#### [DATA EXTRACT]
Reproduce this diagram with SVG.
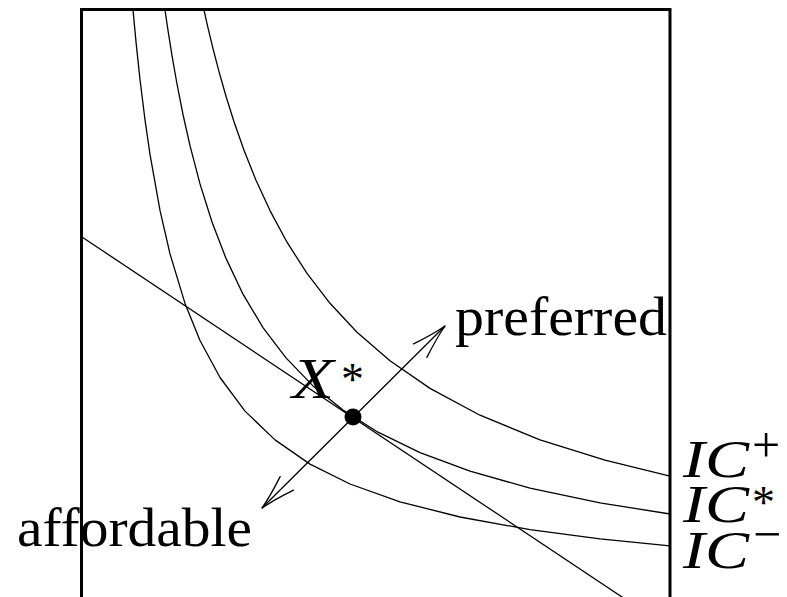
<svg xmlns="http://www.w3.org/2000/svg" width="787" height="597" viewBox="0 0 787 597">
<style>
.ln{fill:none;stroke:#000;stroke-width:1.3;stroke-linejoin:round;stroke-linecap:round}
.rm{font-family:"Liberation Serif","Times New Roman",serif;font-size:55px;fill:#000}
.it{font-family:"Liberation Serif","Times New Roman",serif;font-style:italic;font-size:53px;fill:#000}
.sup{font-family:"Liberation Serif","Times New Roman",serif;font-style:normal;fill:#000}
</style>
<defs>
<marker id="head" markerUnits="userSpaceOnUse" orient="auto-start-reverse" refX="0" refY="0" markerWidth="40" markerHeight="30" overflow="visible">
<path d="M-35,-9.5 Q-14,-2.5 0,0 Q-14,2.5 -35,9.5" fill="none" stroke="#000" stroke-width="1.3" stroke-linecap="round"/>
</marker>
</defs>
<rect width="787" height="597" fill="#fff"/>
<g id="frame">
<path d="M81.5,597 V9.5 H670 V597" fill="none" stroke="#000" stroke-width="3"/>
</g>
<g id="connectors">
<polyline id="ic-minus" class="ln" points="133,9.9 136,41.9 140,79.5 145,119.9 150,154.4 160,210.4 170,253.9 185,303.4 200,340.5 220,377.5 245,411.1 275,439.9 310,464.1 350,484 400,501.8 460,517 530,529.7 600,538.9 670,545.9"/>
<polyline id="ic-star" class="ln" points="165,10 168,30.4 172,55.6 177,84 183,114.5 190,145.7 200,183.9 212,222 226,258.4 243,294.2 263,327.6 286,357.9 313,385.9 343,410.1 378,432.2 420,452.6 470,471.2 530,488.1 600,502.8 670,514"/>
<polyline id="ic-plus" class="ln" points="204,10.1 208,27.8 213,48.6 219,71.6 226,96.2 234,121.7 244,150.2 256,180.2 270,210.6 287,242.2 307,273.4 330,303.3 357,332.2 390,360.8 430,388.4 480,415.2 540,439.8 605,460.2 670,476.1"/>
<line id="budget" class="ln" x1="82" y1="237" x2="625" y2="599"/>
<line id="direction" class="ln" x1="262" y1="508" x2="445" y2="326" marker-start="url(#head)" marker-end="url(#head)"/>
</g>
<g id="optimum">
<circle cx="353" cy="417" r="8.5" fill="#000"/>
<text class="it" x="292" y="398" style="font-size:56px"><tspan textLength="42" lengthAdjust="spacingAndGlyphs">X</tspan><tspan class="sup" style="font-size:46px" x="341" y="395">*</tspan></text>
</g>
<g id="label-preferred">
<text class="rm" x="455" y="335" textLength="212" lengthAdjust="spacingAndGlyphs">preferred</text>
</g>
<g id="label-affordable">
<text class="rm" x="17" y="546" textLength="235" lengthAdjust="spacingAndGlyphs">affordable</text>
</g>
<g id="label-ic-plus">
<text class="it" x="683" y="477"><tspan textLength="66" lengthAdjust="spacingAndGlyphs">IC</tspan><tspan class="sup" style="font-size:50px" x="752" y="462">+</tspan></text>
</g>
<g id="label-ic-star">
<text class="it" x="683" y="522"><tspan textLength="66" lengthAdjust="spacingAndGlyphs">IC</tspan><tspan class="sup" style="font-size:46px" x="752" y="518">*</tspan></text>
</g>
<g id="label-ic-minus">
<text class="it" x="683" y="568"><tspan textLength="66" lengthAdjust="spacingAndGlyphs">IC</tspan><tspan class="sup" style="font-size:50px" x="753" y="551">−</tspan></text>
</g>
</svg>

#### [TASK INSTRUCTIONS]
Write out each line again precisely as it appears, skipping every picture.

#### [PROBLEM SOLUTION]
Reproduce this diagram with SVG.
<svg xmlns="http://www.w3.org/2000/svg" width="787" height="597" viewBox="0 0 787 597">
<style>
.ln{fill:none;stroke:#000;stroke-width:1.3;stroke-linejoin:round;stroke-linecap:round}
.rm{font-family:"Liberation Serif","Times New Roman",serif;font-size:55px;fill:#000}
.it{font-family:"Liberation Serif","Times New Roman",serif;font-style:italic;font-size:53px;fill:#000}
.sup{font-family:"Liberation Serif","Times New Roman",serif;font-style:normal;fill:#000}
</style>
<defs>
<marker id="head" markerUnits="userSpaceOnUse" orient="auto-start-reverse" refX="0" refY="0" markerWidth="40" markerHeight="30" overflow="visible">
<path d="M-35,-9.5 Q-14,-2.5 0,0 Q-14,2.5 -35,9.5" fill="none" stroke="#000" stroke-width="1.3" stroke-linecap="round"/>
</marker>
</defs>
<rect width="787" height="597" fill="#fff"/>
<g id="frame">
<path d="M81.5,597 V9.5 H670 V597" fill="none" stroke="#000" stroke-width="3"/>
</g>
<g id="connectors">
<polyline id="ic-minus" class="ln" points="133,9.9 136,41.9 140,79.5 145,119.9 150,154.4 160,210.4 170,253.9 185,303.4 200,340.5 220,377.5 245,411.1 275,439.9 310,464.1 350,484 400,501.8 460,517 530,529.7 600,538.9 670,545.9"/>
<polyline id="ic-star" class="ln" points="165,10 168,30.4 172,55.6 177,84 183,114.5 190,145.7 200,183.9 212,222 226,258.4 243,294.2 263,327.6 286,357.9 313,385.9 343,410.1 378,432.2 420,452.6 470,471.2 530,488.1 600,502.8 670,514"/>
<polyline id="ic-plus" class="ln" points="204,10.1 208,27.8 213,48.6 219,71.6 226,96.2 234,121.7 244,150.2 256,180.2 270,210.6 287,242.2 307,273.4 330,303.3 357,332.2 390,360.8 430,388.4 480,415.2 540,439.8 605,460.2 670,476.1"/>
<line id="budget" class="ln" x1="82" y1="237" x2="625" y2="599"/>
<line id="direction" class="ln" x1="262" y1="508" x2="445" y2="326" marker-start="url(#head)" marker-end="url(#head)"/>
</g>
<g id="optimum">
<circle cx="353" cy="417" r="8.5" fill="#000"/>
<text class="it" x="292" y="398" style="font-size:56px"><tspan textLength="42" lengthAdjust="spacingAndGlyphs">X</tspan><tspan class="sup" style="font-size:46px" x="341" y="395">*</tspan></text>
</g>
<g id="label-preferred">
<text class="rm" x="455" y="335" textLength="212" lengthAdjust="spacingAndGlyphs">preferred</text>
</g>
<g id="label-affordable">
<text class="rm" x="17" y="546" textLength="235" lengthAdjust="spacingAndGlyphs">affordable</text>
</g>
<g id="label-ic-plus">
<text class="it" x="683" y="477"><tspan textLength="66" lengthAdjust="spacingAndGlyphs">IC</tspan><tspan class="sup" style="font-size:50px" x="752" y="462">+</tspan></text>
</g>
<g id="label-ic-star">
<text class="it" x="683" y="522"><tspan textLength="66" lengthAdjust="spacingAndGlyphs">IC</tspan><tspan class="sup" style="font-size:46px" x="752" y="518">*</tspan></text>
</g>
<g id="label-ic-minus">
<text class="it" x="683" y="568"><tspan textLength="66" lengthAdjust="spacingAndGlyphs">IC</tspan><tspan class="sup" style="font-size:50px" x="753" y="551">−</tspan></text>
</g>
</svg>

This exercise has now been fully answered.